===== Data lines =====

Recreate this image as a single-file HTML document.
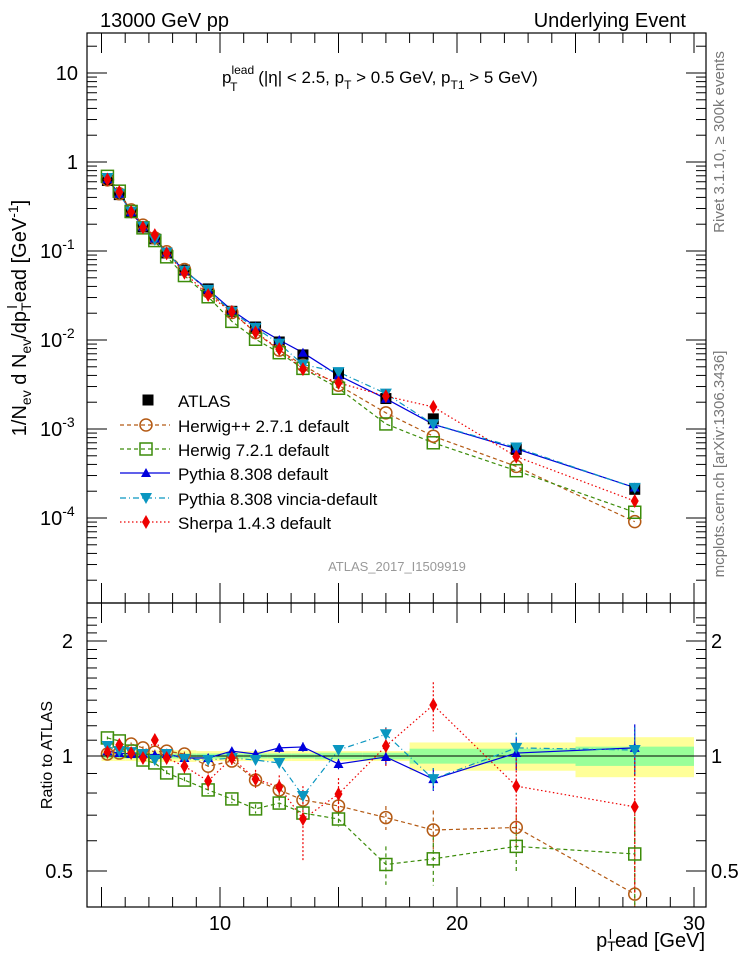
<!DOCTYPE html>
<html><head><meta charset="utf-8"><style>
html,body{margin:0;padding:0;background:#fff;overflow:hidden;}
svg{display:block;font-family:"Liberation Sans",Arial,sans-serif;}
</style></head><body>
<svg id="chart" width="746" height="972" viewBox="0 0 746 972">
<rect width="746" height="972" fill="#fff"/>
<g id="bands"></g>
<g id="lines"></g>
<g id="marks"></g>
<g id="axes"></g>
<text x="100" y="27" font-size="20">13000 GeV pp</text>
<text x="686" y="27" font-size="20" text-anchor="end">Underlying Event</text>
<text x="222" y="83" font-size="17">p<tspan font-size="12" dy="-9">lead</tspan><tspan font-size="12" dx="-24" dy="17">T</tspan><tspan dy="-8" dx="16"> (|η| &lt; 2.5, p</tspan><tspan font-size="12" dy="6">T</tspan><tspan dy="-6"> &gt; 0.5 GeV, p</tspan><tspan font-size="12" dy="6">T1</tspan><tspan dy="-6"> &gt; 5 GeV)</tspan></text>
<text transform="translate(26,318) rotate(-90)" font-size="20" text-anchor="middle">1/N<tspan font-size="14" dy="5">ev</tspan><tspan dy="-5"> d N</tspan><tspan font-size="14" dy="5">ev</tspan><tspan dy="-5">/dp</tspan><tspan font-size="14" dy="5">T</tspan><tspan font-size="14" dy="-14" dx="-6">l</tspan><tspan dy="9" dx="3">ead [GeV</tspan><tspan font-size="14" dy="-8">-1</tspan><tspan dy="8">]</tspan></text>
<text transform="translate(52,755) rotate(-90)" font-size="16" text-anchor="middle">Ratio to ATLAS</text>
<text x="705" y="947" font-size="20" text-anchor="end">p<tspan font-size="14" dy="4">T</tspan><tspan font-size="14" dy="-12" dx="-7">l</tspan><tspan dy="8" dx="3">ead [GeV]</tspan></text>
<text transform="translate(724,142) rotate(-90)" font-size="15" fill="#777" text-anchor="middle">Rivet 3.1.10, ≥ 300k events</text>
<text transform="translate(724,464) rotate(-90)" font-size="15" fill="#777" text-anchor="middle">mcplots.cern.ch [arXiv:1306.3436]</text>
<text x="397" y="571" font-size="13" fill="#999" text-anchor="middle">ATLAS_2017_I1509919</text>
<g id="legend"></g>
</svg>
<script>
const binX = [5.25,5.75,6.25,6.75,7.25,7.75,8.5,9.5,10.5,11.5,12.5,13.5,15,17,19,22.5,27.5];
const binEdges = [5,5.5,6,6.5,7,7.5,8,9,10,11,12,13,14,16,18,20,25,30];
const atlas = [0.62,0.43,0.27,0.186,0.137,0.095,0.061,0.0375,0.021,0.014,0.0095,0.0068,0.0042,0.0022,0.0013,0.00059,0.00021];
const bandTotal = [0.03,0.03,0.03,0.035,0.035,0.035,0.035,0.03,0.03,0.03,0.03,0.03,0.03,0.03,0.085,0.085,0.12];
const bandStat = [0.015,0.015,0.015,0.015,0.015,0.015,0.015,0.015,0.015,0.015,0.015,0.015,0.02,0.02,0.045,0.045,0.058];
const herwigppMain = [0.63,0.44,0.29,0.195,0.14,0.098,0.062,0.035,0.0204,0.0121,0.0077,0.0052,0.0031,0.00152,0.00083,0.00038,0.000091];
const herwig7Main = [0.69,0.47,0.278,0.182,0.131,0.086,0.053,0.0306,0.0162,0.0102,0.0072,0.0048,0.00287,0.00114,0.0007,0.00034,0.000116];
const pythiaMain = [0.64,0.44,0.273,0.188,0.138,0.096,0.060,0.037,0.0216,0.0142,0.0100,0.0072,0.0040,0.00219,0.00113,0.0006,0.00022];
const vinciaMain = [0.66,0.44,0.276,0.188,0.134,0.096,0.060,0.0366,0.0207,0.0137,0.0091,0.0053,0.00436,0.0025,0.00113,0.00062,0.000218];
const sherpaMain = [0.635,0.46,0.275,0.184,0.151,0.094,0.057,0.032,0.0207,0.0122,0.0079,0.0047,0.0033,0.00234,0.00177,0.00049,0.000155];
const herwigppRatio = [1.012,1.018,1.075,1.05,1.024,1.03,1.012,0.94,0.97,0.865,0.815,0.767,0.74,0.69,0.64,0.65,0.435];
const herwig7Ratio = [1.115,1.095,1.03,0.976,0.959,0.903,0.865,0.815,0.772,0.727,0.753,0.709,0.684,0.52,0.538,0.58,0.554];
const pythiaRatio = [1.03,1.018,1.012,1.012,1.006,1.012,0.988,0.988,1.03,1.012,1.05,1.056,0.953,0.994,0.87,1.018,1.05];
const vinciaRatio = [1.062,1.03,1.024,1.012,0.976,1.012,0.982,0.976,0.988,0.976,0.959,0.786,1.037,1.14,0.87,1.05,1.037];
const sherpaRatio = [1.024,1.069,1.018,0.988,1.101,0.988,0.94,0.86,0.988,0.87,0.83,0.684,0.795,1.062,1.36,0.834,0.736];
const herwigppErr = [0.01,0.01,0.01,0.01,0.015,0.015,0.015,0.02,0.02,0.02,0.03,0.03,0.03,0.05,0.08,0.08,0.25];
const herwig7Err = [0.01,0.01,0.01,0.01,0.015,0.015,0.015,0.02,0.02,0.02,0.03,0.03,0.03,0.06,0.08,0.08,0.2];
const pythiaErr = [0.01,0.01,0.01,0.01,0.015,0.015,0.015,0.02,0.02,0.02,0.03,0.03,0.03,0.05,0.06,0.1,0.16];
const vinciaErr = [0.01,0.01,0.01,0.01,0.015,0.015,0.015,0.02,0.02,0.02,0.03,0.03,0.03,0.05,0.06,0.1,0.15];
const sherpaErr = [0.02,0.03,0.02,0.03,0.04,0.03,0.04,0.05,0.04,0.05,0.06,0.15,0.08,0.12,0.2,0.2,0.3];
const xTicks = [10,20,30];
const yMainTicks = [10,1,0.1,0.01,0.001,0.0001];
const yMainLabels = ["10","1","10|-1","10|-2","10|-3","10|-4"];
const yRatioTicks = [2,1,0.5];
const yRatioLabels = ["2","1","0.5"];

const NS='http://www.w3.org/2000/svg';
const L=87,R=706,T=33,MB=603,RB=907;
const sx=v=>101.5+(v-5)*23.7;
const syMain=v=>162-89*Math.log10(v);
const syRatio=v=>756-115*Math.log2(v);
const clampR=y=>Math.min(RB,Math.max(MB,y));
function mk(tag,attrs,parent){const e=document.createElementNS(NS,tag);for(const k in attrs)e.setAttribute(k,attrs[k]);parent.appendChild(e);return e;}
const axes=document.getElementById('axes'),bands=document.getElementById('bands'),lines=document.getElementById('lines'),marks=document.getElementById('marks'),legend=document.getElementById('legend');

for(let i=0;i<binX.length;i++){
  const x0=sx(binEdges[i]),x1=sx(binEdges[i+1]);
  const y=mk('rect',{x:x0,y:syRatio(1+bandTotal[i]),width:x1-x0,height:syRatio(1-bandTotal[i])-syRatio(1+bandTotal[i]),fill:'#ffff99'},bands);
  
  
  const g=mk('rect',{x:x0,y:syRatio(1+bandStat[i]),width:x1-x0,height:syRatio(1-bandStat[i])-syRatio(1+bandStat[i]),fill:'#99ff99'},bands);
  
  
}
mk('line',{x1:L,x2:R,y1:syRatio(1),y2:syRatio(1),stroke:'#000','stroke-width':1},bands);

mk('rect',{x:L,y:T,width:R-L,height:MB-T,fill:'none',stroke:'#000','stroke-width':1.2},axes);
mk('rect',{x:L,y:MB,width:R-L,height:RB-MB,fill:'none',stroke:'#000','stroke-width':1.2},axes);
for(let v=5;v<=30;v++){
  const big=v%5===0, X=sx(v);
  mk('line',{x1:X,x2:X,y1:MB,y2:MB-(big?20:10),stroke:'#000'},axes);
  mk('line',{x1:X,x2:X,y1:T,y2:T+(big?20:10),stroke:'#000'},axes);
  mk('line',{x1:X,x2:X,y1:RB,y2:RB-(big?20:10),stroke:'#000'},axes);
  mk('line',{x1:X,x2:X,y1:MB,y2:MB+(big?20:10),stroke:'#000'},axes);
}
xTicks.forEach(v=>{const t=mk('text',{x:sx(v),y:930,'font-size':20,'text-anchor':'middle'},axes);t.textContent=v;
  
  });
for(let d=-5;d<=1;d++){for(let m=1;m<=9;m++){const v=m*Math.pow(10,d);const Y=syMain(v);if(Y<T||Y>MB)continue;
  const len=m===1?20:10;mk('line',{x1:L,x2:L+len,y1:Y,y2:Y,stroke:'#000'},axes);mk('line',{x1:R,x2:R-len,y1:Y,y2:Y,stroke:'#000'},axes);}}
yMainTicks.forEach((v,i)=>{const p=yMainLabels[i].split('|');const t=mk('text',{x:p[1]?40:78,y:syMain(v)+7,'font-size':20,'text-anchor':p[1]?'start':'end'},axes);
  if(p[1]){t.textContent=p[0];const s=mk('tspan',{'font-size':14,dy:-9},t);s.textContent=p[1];}else t.textContent=p[0];
  
  });
[0.2,0.3,0.4,0.5,0.6,0.7,0.8,0.9,1,1.1,1.2,1.3,1.4,1.5,1.6,1.7,1.8,1.9,2,2.1,2.2,2.3].forEach(v=>{const Y=syRatio(v);if(Y<MB||Y>RB)return;
  const big=(v===0.5||v===1||v===2);const len=big?20:10;mk('line',{x1:L,x2:L+len,y1:Y,y2:Y,stroke:'#000'},axes);mk('line',{x1:R,x2:R-len,y1:Y,y2:Y,stroke:'#000'},axes);});
yRatioTicks.forEach((v,i)=>{[73,711].forEach((xx,j)=>{const t=mk('text',{x:xx,y:syRatio(v)+7,'font-size':20,'text-anchor':j?'start':'end'},axes);t.textContent=yRatioLabels[i];
  
  });});

const series=[
 {name:'herwigpp',main:herwigppMain,ratio:herwigppRatio,err:herwigppErr,color:'#b45a14',dash:'4,3',marker:'circle',label:'Herwig++ 2.7.1 default'},
 {name:'herwig7',main:herwig7Main,ratio:herwig7Ratio,err:herwig7Err,color:'#3c8c0a',dash:'4,3',marker:'square',label:'Herwig 7.2.1 default'},
 {name:'pythia',main:pythiaMain,ratio:pythiaRatio,err:pythiaErr,color:'#0000dd',dash:'',marker:'tri',label:'Pythia 8.308 default'},
 {name:'vincia',main:vinciaMain,ratio:vinciaRatio,err:vinciaErr,color:'#0a96c0',dash:'6,3,1,3',marker:'itri',label:'Pythia 8.308 vincia-default'},
 {name:'sherpa',main:sherpaMain,ratio:sherpaRatio,err:sherpaErr,color:'#ee0000',dash:'1.5,2.5',marker:'diamond',label:'Sherpa 1.4.3 default'}
];
function marker(type,x,y,color,parent){
  if(type==='circle')return mk('circle',{cx:x,cy:y,r:6,fill:'none',stroke:color,'stroke-width':1.5},parent);
  if(type==='square')return mk('rect',{x:x-6,y:y-6,width:12,height:12,fill:'none',stroke:color,'stroke-width':1.5},parent);
  if(type==='tri')return mk('path',{d:`M${x-5},${y+4}L${x+5},${y+4}L${x},${y-5}Z`,fill:color},parent);
  if(type==='itri')return mk('path',{d:`M${x-6},${y-5}L${x+6},${y-5}L${x},${y+6}Z`,fill:color},parent);
  if(type==='diamond')return mk('path',{d:`M${x},${y-7}L${x+4},${y}L${x},${y+7}L${x-4},${y}Z`,fill:color},parent);
  return mk('rect',{x:x-5.5,y:y-5.5,width:11,height:11,fill:color},parent);
}
binX.forEach((x,i)=>{const m=marker('sq',sx(x),syMain(atlas[i]),'#000',marks);
  
  });
series.forEach(s=>{
  const pm=binX.map((x,i)=>sx(x)+','+syMain(s.main[i])).join(' ');
  const l1=mk('polyline',{points:pm,fill:'none',stroke:s.color,'stroke-width':1.2,'stroke-dasharray':s.dash},lines);
  
  
  const pr=binX.map((x,i)=>sx(x)+','+syRatio(s.ratio[i])).join(' ');
  const l2=mk('polyline',{points:pr,fill:'none',stroke:s.color,'stroke-width':1.2,'stroke-dasharray':s.dash},lines);
  
  
  binX.forEach((x,i)=>{
    const X=sx(x);
    mk('line',{x1:X,x2:X,y1:clampR(syRatio(s.ratio[i]+s.err[i])),y2:clampR(syRatio(Math.max(0.05,s.ratio[i]-s.err[i]))),stroke:s.color,'stroke-width':1.2,'stroke-dasharray':s.dash==='4,3'?'4,3':(s.dash?'2,2':'')},lines);
    const m1=marker(s.marker,X,syMain(s.main[i]),s.color,marks);
    
    
    const m2=marker(s.marker,X,syRatio(s.ratio[i]),s.color,marks);
    
    
  });
});

const legY=[400,425,449,473,498,522];
marker('sq',148,legY[0],'#000',legend);
const at=mk('text',{x:178,y:legY[0]+7,'font-size':17},legend);at.textContent='ATLAS';


series.forEach((s,i)=>{const y=legY[i+1];
  mk('line',{x1:120,x2:170,y1:y,y2:y,stroke:s.color,'stroke-width':1.2,'stroke-dasharray':s.dash},legend);
  marker(s.marker,146,y,s.color,legend);
  const t=mk('text',{x:178,y:y+7,'font-size':17},legend);t.textContent=s.label;
  
  
});
</script>
</body></html>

=====

Pull out all lines containing "document".

Recreate this image as a single-file HTML document.
function mk(tag,attrs,parent){const e=document.createElementNS(NS,tag);for(const k in attrs)e.setAttribute(k,attrs[k]);parent.appendChild(e);return e;}
const axes=document.getElementById('axes'),bands=document.getElementById('bands'),lines=document.getElementById('lines'),marks=document.getElementById('marks'),legend=document.getElementById('legend');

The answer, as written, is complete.